Of all the things I heard at the Transform symposium at the Mayo Clinic last week, there was just one notion that pierced the heart of all this healthcare reform talk, if you ask me. It was the statement by Christi Dining Zuber, Innovation Director at Kaiser Permanente, that healthcare needs to be about compassion rather than "compliance."
The traditional notion of a doctor's role was: "you tell people to do stuff, you push them to do it, and then you track it." Funny that when large numbers of people failed to perform the "stuff," no one seems to have thought about critiquing the methods. Rather, experts just assumed that patients were too lazy or stubborn to follow orders.
"Health care is humans giving care to other human beings," Zuber said. "It has to be about compassion, an appeal to the heart."
I wonder how many of us have had a compassionate encounter with a healthcare provider? Far more common are the horror stories of patronization and blame. Even I could tell you a dozen or more stories of being belittled by a doctor or nurse, and I'm a pretty pushy lady.

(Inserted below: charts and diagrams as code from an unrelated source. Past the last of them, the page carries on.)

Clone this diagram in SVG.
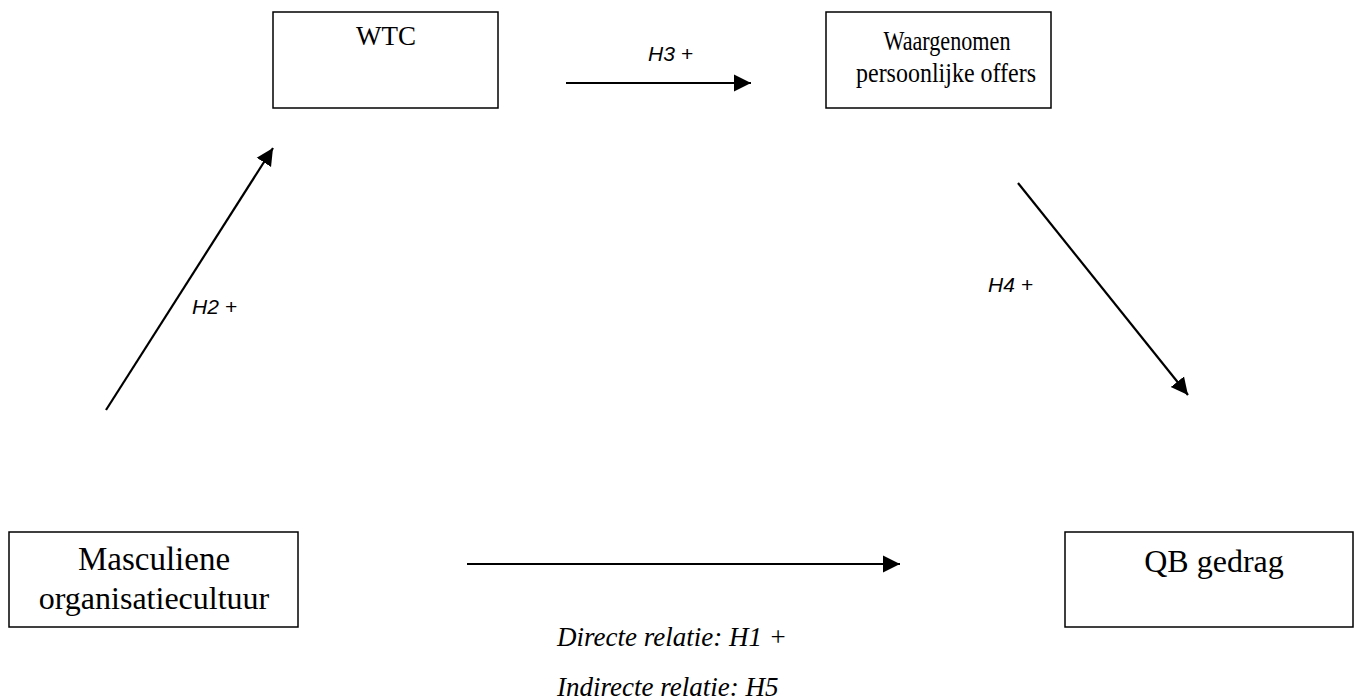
<svg xmlns="http://www.w3.org/2000/svg" width="1361" height="700" viewBox="0 0 1361 700">
<style>
.box{fill:#fff;stroke:#000;stroke-width:1.5}
.t{font-family:"Liberation Serif","Times New Roman",serif;fill:#000;text-anchor:middle}
.h{font-family:"Liberation Sans",Arial,sans-serif;font-style:italic;font-size:21px;fill:#000}
.r{font-family:"Liberation Serif","Times New Roman",serif;font-style:italic;font-size:27px;fill:#000}
.c{stroke:#000;stroke-width:2.2;fill:none;marker-end:url(#ah)}
</style>
<defs>
<marker id="ah" markerUnits="userSpaceOnUse" markerWidth="20" markerHeight="20" viewBox="0 0 20 20" refX="17" refY="10" orient="auto">
<path d="M0,1.5 L17,10 L0,18.5 Z" fill="#000"/>
</marker>
</defs>
<rect width="1361" height="700" fill="#fff"/>
<g id="node-wtc">
<rect class="box" x="273" y="12" width="225" height="96"/>
<text class="t" x="386" y="45" font-size="27">WTC</text>
</g>
<g id="node-offers">
<rect class="box" x="826" y="12" width="225" height="96"/>
<text class="t" x="947" y="50" font-size="27" textLength="127" lengthAdjust="spacingAndGlyphs">Waargenomen</text>
<text class="t" x="946" y="82" font-size="27" textLength="180" lengthAdjust="spacingAndGlyphs">persoonlijke offers</text>
</g>
<g id="node-masc">
<rect class="box" x="9" y="532" width="289" height="95"/>
<text class="t" x="154" y="570" font-size="33">Masculiene</text>
<text class="t" x="154" y="609" font-size="32">organisatiecultuur</text>
</g>
<g id="node-qb">
<rect class="box" x="1065" y="532" width="288" height="95"/>
<text class="t" x="1214" y="572" font-size="32">QB gedrag</text>
</g>
<g id="connectors">
<line class="c" x1="566" y1="83" x2="751" y2="83"/>
<line class="c" x1="106" y1="410" x2="273" y2="148"/>
<line class="c" x1="1018" y1="183" x2="1188" y2="395"/>
<line class="c" x1="467" y1="564" x2="900" y2="564"/>
</g>
<g id="labels">
<text class="h" x="648" y="61">H3 +</text>
<text class="h" x="192" y="314">H2 +</text>
<text class="h" x="988" y="292">H4 +</text>
<text class="r" x="557" y="646">Directe relatie: H1 +</text>
<text class="r" x="557" y="696">Indirecte relatie: H5</text>
</g>
</svg>
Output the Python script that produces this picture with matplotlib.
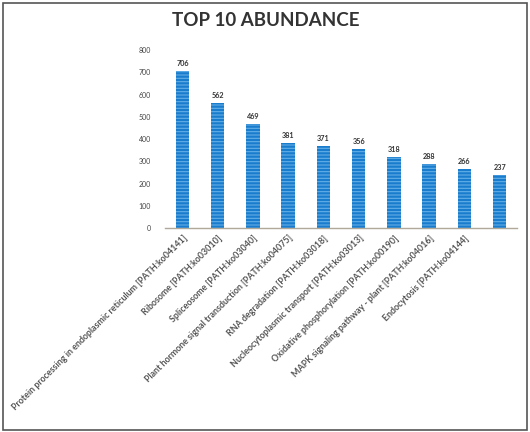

The reason I'm encouraged is that Zuber wasn't the only one bashing the "compliance" terminology. I've been to numerous health conferences in the past months, and one after another, experts — including MDs, health plan executives, and health policymakers — take the stage and talk about "motivating behavior change" and "working with patients as partners." Just buzzwords? Hopefully not. At least talking about it is a good start.
That brings me to two things about the power of talking:
First: The night before my presentation, I went to dinner with a small group of attendees. Somehow we got on the subject of my diagnosis, and I ended up recounting all the gory details of near-starvation weight, blurry vision, dehydration, IVs, insulin overdoses, etc., etc. I could see that these folks were visibly shaken. Wow! what a story... you poor thing! But soon they snapped back into "professional mode," lamenting that patients don't follow this or that regime properly. And all I could think was: Do you think I'm the only one with a story like that?! Every patient has been through his or her own little corner of hell. Why can't you connect those life experiences with our "openness" or ability to perform some pretty unpleasant health tasks day in and day out, for the rest of our lives?
Second: The conference wrap-up was delivered by a brilliant woman named Maggie Breslin, Senior Designer at Mayo's SPARC research group. After years of studying every imaginable sort of patient interaction in this million-square-foot clinic, what do you think her conclusion is about what good healthcare looks like?
The answer: A satisfying conversation!
"Conversation is how people determine quality and value," she says. "People love the Mayo Clinic not because of all their state-of-the-art treatments and procedures, but because doctors take the time to talk and answer all patients' questions."
Her other conclusions, which seem so intuitive for us patients desperate for a good talk:
- Conversation has therapeutic value. Providers help patients just by talking with them.
- Conversation allows us to deal with ambiguity. It clears up all that confusing science and medical jargon, so we can understand our health issues.
- Conversation is not just a "nice to have"; it's the essential element of healthcare. Without it, you have nothing.
I couldn't agree more. So who out there is actually getting Compassion and Conversation from their doctor or CDE when they need it most?